- [EXERCISE GOAL]
Reproduce the listing below in its entirety. Change nothing.

- [DATA EXTRACT]
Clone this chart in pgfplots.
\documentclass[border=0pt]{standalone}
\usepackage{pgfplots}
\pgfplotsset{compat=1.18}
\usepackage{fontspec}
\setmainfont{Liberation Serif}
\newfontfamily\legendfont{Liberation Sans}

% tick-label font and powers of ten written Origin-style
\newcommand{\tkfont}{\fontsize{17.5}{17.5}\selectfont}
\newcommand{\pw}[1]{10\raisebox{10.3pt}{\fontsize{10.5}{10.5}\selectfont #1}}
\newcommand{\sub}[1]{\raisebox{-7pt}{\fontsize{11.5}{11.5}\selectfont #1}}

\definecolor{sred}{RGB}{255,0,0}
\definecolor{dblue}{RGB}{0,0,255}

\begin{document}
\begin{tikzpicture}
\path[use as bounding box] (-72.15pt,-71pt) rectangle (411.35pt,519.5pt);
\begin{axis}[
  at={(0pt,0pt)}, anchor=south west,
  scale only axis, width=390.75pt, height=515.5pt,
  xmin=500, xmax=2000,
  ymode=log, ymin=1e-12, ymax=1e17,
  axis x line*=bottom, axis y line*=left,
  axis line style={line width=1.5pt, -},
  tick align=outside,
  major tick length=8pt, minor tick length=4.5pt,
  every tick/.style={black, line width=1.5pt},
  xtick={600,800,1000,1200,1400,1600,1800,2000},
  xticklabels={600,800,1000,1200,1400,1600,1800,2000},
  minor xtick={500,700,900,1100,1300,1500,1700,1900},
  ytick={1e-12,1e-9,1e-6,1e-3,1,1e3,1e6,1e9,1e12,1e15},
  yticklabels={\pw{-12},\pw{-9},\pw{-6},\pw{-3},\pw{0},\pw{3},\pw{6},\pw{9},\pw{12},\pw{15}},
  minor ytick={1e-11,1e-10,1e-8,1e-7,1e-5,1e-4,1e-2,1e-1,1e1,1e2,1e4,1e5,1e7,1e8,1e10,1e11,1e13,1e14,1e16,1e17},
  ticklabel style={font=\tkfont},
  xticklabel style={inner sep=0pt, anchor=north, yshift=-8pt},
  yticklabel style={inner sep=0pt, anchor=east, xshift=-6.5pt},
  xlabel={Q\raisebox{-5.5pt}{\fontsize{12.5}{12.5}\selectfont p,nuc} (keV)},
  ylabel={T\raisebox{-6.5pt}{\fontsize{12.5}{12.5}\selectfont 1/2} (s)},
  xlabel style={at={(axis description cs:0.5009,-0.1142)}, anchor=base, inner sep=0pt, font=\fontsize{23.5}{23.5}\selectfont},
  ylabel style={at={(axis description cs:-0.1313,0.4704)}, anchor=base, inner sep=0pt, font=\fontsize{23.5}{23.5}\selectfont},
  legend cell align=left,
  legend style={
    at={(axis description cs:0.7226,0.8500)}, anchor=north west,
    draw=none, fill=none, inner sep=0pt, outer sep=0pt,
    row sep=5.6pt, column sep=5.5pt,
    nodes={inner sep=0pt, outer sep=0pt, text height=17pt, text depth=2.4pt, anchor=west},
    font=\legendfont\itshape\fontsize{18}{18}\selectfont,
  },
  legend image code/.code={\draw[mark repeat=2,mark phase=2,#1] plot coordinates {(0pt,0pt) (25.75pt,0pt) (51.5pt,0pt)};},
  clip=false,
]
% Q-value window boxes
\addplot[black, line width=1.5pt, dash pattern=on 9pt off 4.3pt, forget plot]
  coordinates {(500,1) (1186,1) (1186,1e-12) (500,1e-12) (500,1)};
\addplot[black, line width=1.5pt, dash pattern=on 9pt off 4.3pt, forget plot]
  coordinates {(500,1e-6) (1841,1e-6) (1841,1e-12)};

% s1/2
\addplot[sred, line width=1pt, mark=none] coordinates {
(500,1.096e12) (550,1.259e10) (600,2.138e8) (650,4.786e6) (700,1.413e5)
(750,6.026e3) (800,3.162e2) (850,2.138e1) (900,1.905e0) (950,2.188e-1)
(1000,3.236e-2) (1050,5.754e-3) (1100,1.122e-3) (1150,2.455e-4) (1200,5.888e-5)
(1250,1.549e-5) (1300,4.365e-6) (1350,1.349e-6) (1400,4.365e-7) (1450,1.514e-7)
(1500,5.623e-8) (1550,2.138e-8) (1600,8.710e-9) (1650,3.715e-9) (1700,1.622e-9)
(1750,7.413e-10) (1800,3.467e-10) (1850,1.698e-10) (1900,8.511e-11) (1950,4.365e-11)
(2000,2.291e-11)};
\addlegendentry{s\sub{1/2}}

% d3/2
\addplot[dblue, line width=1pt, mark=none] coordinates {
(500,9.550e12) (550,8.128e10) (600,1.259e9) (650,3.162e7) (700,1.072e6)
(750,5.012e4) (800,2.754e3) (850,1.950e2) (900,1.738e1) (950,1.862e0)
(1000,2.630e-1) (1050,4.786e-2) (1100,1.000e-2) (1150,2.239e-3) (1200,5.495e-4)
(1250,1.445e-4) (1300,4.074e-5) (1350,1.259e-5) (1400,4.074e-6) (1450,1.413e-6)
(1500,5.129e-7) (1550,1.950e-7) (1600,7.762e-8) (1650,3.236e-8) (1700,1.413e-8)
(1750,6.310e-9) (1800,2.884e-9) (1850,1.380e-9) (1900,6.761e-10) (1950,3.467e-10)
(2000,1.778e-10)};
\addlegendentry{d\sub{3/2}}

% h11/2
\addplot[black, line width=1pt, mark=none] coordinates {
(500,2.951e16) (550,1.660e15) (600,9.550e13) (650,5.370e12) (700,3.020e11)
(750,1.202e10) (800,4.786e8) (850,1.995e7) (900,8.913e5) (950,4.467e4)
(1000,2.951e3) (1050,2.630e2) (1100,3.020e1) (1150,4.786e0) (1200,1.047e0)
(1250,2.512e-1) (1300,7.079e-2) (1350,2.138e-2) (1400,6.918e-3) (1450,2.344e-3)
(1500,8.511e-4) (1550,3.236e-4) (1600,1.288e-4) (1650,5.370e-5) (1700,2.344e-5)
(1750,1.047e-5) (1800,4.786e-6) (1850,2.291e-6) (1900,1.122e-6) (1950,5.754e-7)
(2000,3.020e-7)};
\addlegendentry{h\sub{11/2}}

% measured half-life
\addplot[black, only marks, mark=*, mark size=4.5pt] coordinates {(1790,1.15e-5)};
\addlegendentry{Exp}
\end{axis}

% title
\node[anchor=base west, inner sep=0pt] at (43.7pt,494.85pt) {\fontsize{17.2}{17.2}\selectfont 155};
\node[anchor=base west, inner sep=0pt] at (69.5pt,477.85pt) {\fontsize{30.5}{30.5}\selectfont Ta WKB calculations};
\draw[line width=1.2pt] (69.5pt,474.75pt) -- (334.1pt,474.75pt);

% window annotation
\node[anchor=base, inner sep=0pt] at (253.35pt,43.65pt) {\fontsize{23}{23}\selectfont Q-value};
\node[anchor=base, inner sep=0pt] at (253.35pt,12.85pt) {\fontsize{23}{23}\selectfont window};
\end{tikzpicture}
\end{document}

- [RESULT FOR THIS EXERCISE]
Clone this chart in pgfplots.
\documentclass[border=0pt]{standalone}
\usepackage{pgfplots}
\pgfplotsset{compat=1.18}
\usepackage{fontspec}
\setmainfont{Liberation Serif}
\newfontfamily\legendfont{Liberation Sans}

% tick-label font and powers of ten written Origin-style
\newcommand{\tkfont}{\fontsize{17.5}{17.5}\selectfont}
\newcommand{\pw}[1]{10\raisebox{10.3pt}{\fontsize{10.5}{10.5}\selectfont #1}}
\newcommand{\sub}[1]{\raisebox{-7pt}{\fontsize{11.5}{11.5}\selectfont #1}}

\definecolor{sred}{RGB}{255,0,0}
\definecolor{dblue}{RGB}{0,0,255}

\begin{document}
\begin{tikzpicture}
\path[use as bounding box] (-72.15pt,-71pt) rectangle (411.35pt,519.5pt);
\begin{axis}[
  at={(0pt,0pt)}, anchor=south west,
  scale only axis, width=390.75pt, height=515.5pt,
  xmin=500, xmax=2000,
  ymode=log, ymin=1e-12, ymax=1e17,
  axis x line*=bottom, axis y line*=left,
  axis line style={line width=1.5pt, -},
  tick align=outside,
  major tick length=8pt, minor tick length=4.5pt,
  every tick/.style={black, line width=1.5pt},
  xtick={600,800,1000,1200,1400,1600,1800,2000},
  xticklabels={600,800,1000,1200,1400,1600,1800,2000},
  minor xtick={500,700,900,1100,1300,1500,1700,1900},
  ytick={1e-12,1e-9,1e-6,1e-3,1,1e3,1e6,1e9,1e12,1e15},
  yticklabels={\pw{-12},\pw{-9},\pw{-6},\pw{-3},\pw{0},\pw{3},\pw{6},\pw{9},\pw{12},\pw{15}},
  minor ytick={1e-11,1e-10,1e-8,1e-7,1e-5,1e-4,1e-2,1e-1,1e1,1e2,1e4,1e5,1e7,1e8,1e10,1e11,1e13,1e14,1e16,1e17},
  ticklabel style={font=\tkfont},
  xticklabel style={inner sep=0pt, anchor=north, yshift=-8pt},
  yticklabel style={inner sep=0pt, anchor=east, xshift=-6.5pt},
  xlabel={Q\raisebox{-5.5pt}{\fontsize{12.5}{12.5}\selectfont p,nuc} (keV)},
  ylabel={T\raisebox{-6.5pt}{\fontsize{12.5}{12.5}\selectfont 1/2} (s)},
  xlabel style={at={(axis description cs:0.5009,-0.1142)}, anchor=base, inner sep=0pt, font=\fontsize{23.5}{23.5}\selectfont},
  ylabel style={at={(axis description cs:-0.1313,0.4704)}, anchor=base, inner sep=0pt, font=\fontsize{23.5}{23.5}\selectfont},
  legend cell align=left,
  legend style={
    at={(axis description cs:0.7226,0.8500)}, anchor=north west,
    draw=none, fill=none, inner sep=0pt, outer sep=0pt,
    row sep=5.6pt, column sep=5.5pt,
    nodes={inner sep=0pt, outer sep=0pt, text height=17pt, text depth=2.4pt, anchor=west},
    font=\legendfont\itshape\fontsize{18}{18}\selectfont,
  },
  legend image code/.code={\draw[mark repeat=2,mark phase=2,#1] plot coordinates {(0pt,0pt) (25.75pt,0pt) (51.5pt,0pt)};},
  clip=false,
]
% Q-value window boxes
\addplot[black, line width=1.5pt, dash pattern=on 9pt off 4.3pt, forget plot]
  coordinates {(500,1) (1186,1) (1186,1e-12) (500,1e-12) (500,1)};
\addplot[black, line width=1.5pt, dash pattern=on 9pt off 4.3pt, forget plot]
  coordinates {(500,1e-6) (1841,1e-6) (1841,1e-12)};

% s1/2
\addplot[sred, line width=1pt, mark=none] coordinates {
(500,1.096e12) (550,1.259e10) (600,2.138e8) (650,4.786e6) (700,1.413e5)
(750,6.026e3) (800,3.162e2) (850,2.138e1) (900,1.905e0) (950,2.188e-1)
(1000,3.236e-2) (1050,5.754e-3) (1100,1.122e-3) (1150,2.455e-4) (1200,5.888e-5)
(1250,1.549e-5) (1300,4.365e-6) (1350,1.349e-6) (1400,4.365e-7) (1450,1.514e-7)
(1500,5.623e-8) (1550,2.138e-8) (1600,8.710e-9) (1650,3.715e-9) (1700,1.622e-9)
(1750,7.413e-10) (1800,3.467e-10) (1850,1.698e-10) (1900,8.511e-11) (1950,4.365e-11)
(2000,2.291e-11)};
\addlegendentry{s\sub{1/2}}

% d3/2
\addplot[dblue, line width=1pt, mark=none] coordinates {
(500,9.550e12) (550,8.128e10) (600,1.259e9) (650,3.162e7) (700,1.072e6)
(750,5.012e4) (800,2.754e3) (850,1.950e2) (900,1.738e1) (950,1.862e0)
(1000,2.630e-1) (1050,4.786e-2) (1100,1.000e-2) (1150,2.239e-3) (1200,5.495e-4)
(1250,1.445e-4) (1300,4.074e-5) (1350,1.259e-5) (1400,4.074e-6) (1450,1.413e-6)
(1500,5.129e-7) (1550,1.950e-7) (1600,7.762e-8) (1650,3.236e-8) (1700,1.413e-8)
(1750,6.310e-9) (1800,2.884e-9) (1850,1.380e-9) (1900,6.761e-10) (1950,3.467e-10)
(2000,1.778e-10)};
\addlegendentry{d\sub{3/2}}

% h11/2
\addplot[black, line width=1pt, mark=none] coordinates {
(500,2.951e16) (550,1.660e15) (600,9.550e13) (650,5.370e12) (700,3.020e11)
(750,1.202e10) (800,4.786e8) (850,1.995e7) (900,8.913e5) (950,4.467e4)
(1000,2.951e3) (1050,2.630e2) (1100,3.020e1) (1150,4.786e0) (1200,1.047e0)
(1250,2.512e-1) (1300,7.079e-2) (1350,2.138e-2) (1400,6.918e-3) (1450,2.344e-3)
(1500,8.511e-4) (1550,3.236e-4) (1600,1.288e-4) (1650,5.370e-5) (1700,2.344e-5)
(1750,1.047e-5) (1800,4.786e-6) (1850,2.291e-6) (1900,1.122e-6) (1950,5.754e-7)
(2000,3.020e-7)};
\addlegendentry{h\sub{11/2}}

% measured half-life
\addplot[black, only marks, mark=*, mark size=4.5pt] coordinates {(1790,1.15e-5)};
\addlegendentry{Exp}
\end{axis}

% title
\node[anchor=base west, inner sep=0pt] at (43.7pt,494.85pt) {\fontsize{17.2}{17.2}\selectfont 155};
\node[anchor=base west, inner sep=0pt] at (69.5pt,477.85pt) {\fontsize{30.5}{30.5}\selectfont Ta WKB calculations};
\draw[line width=1.2pt] (69.5pt,474.75pt) -- (334.1pt,474.75pt);

% window annotation
\node[anchor=base, inner sep=0pt] at (253.35pt,43.65pt) {\fontsize{23}{23}\selectfont Q-value};
\node[anchor=base, inner sep=0pt] at (253.35pt,12.85pt) {\fontsize{23}{23}\selectfont window};
\end{tikzpicture}
\end{document}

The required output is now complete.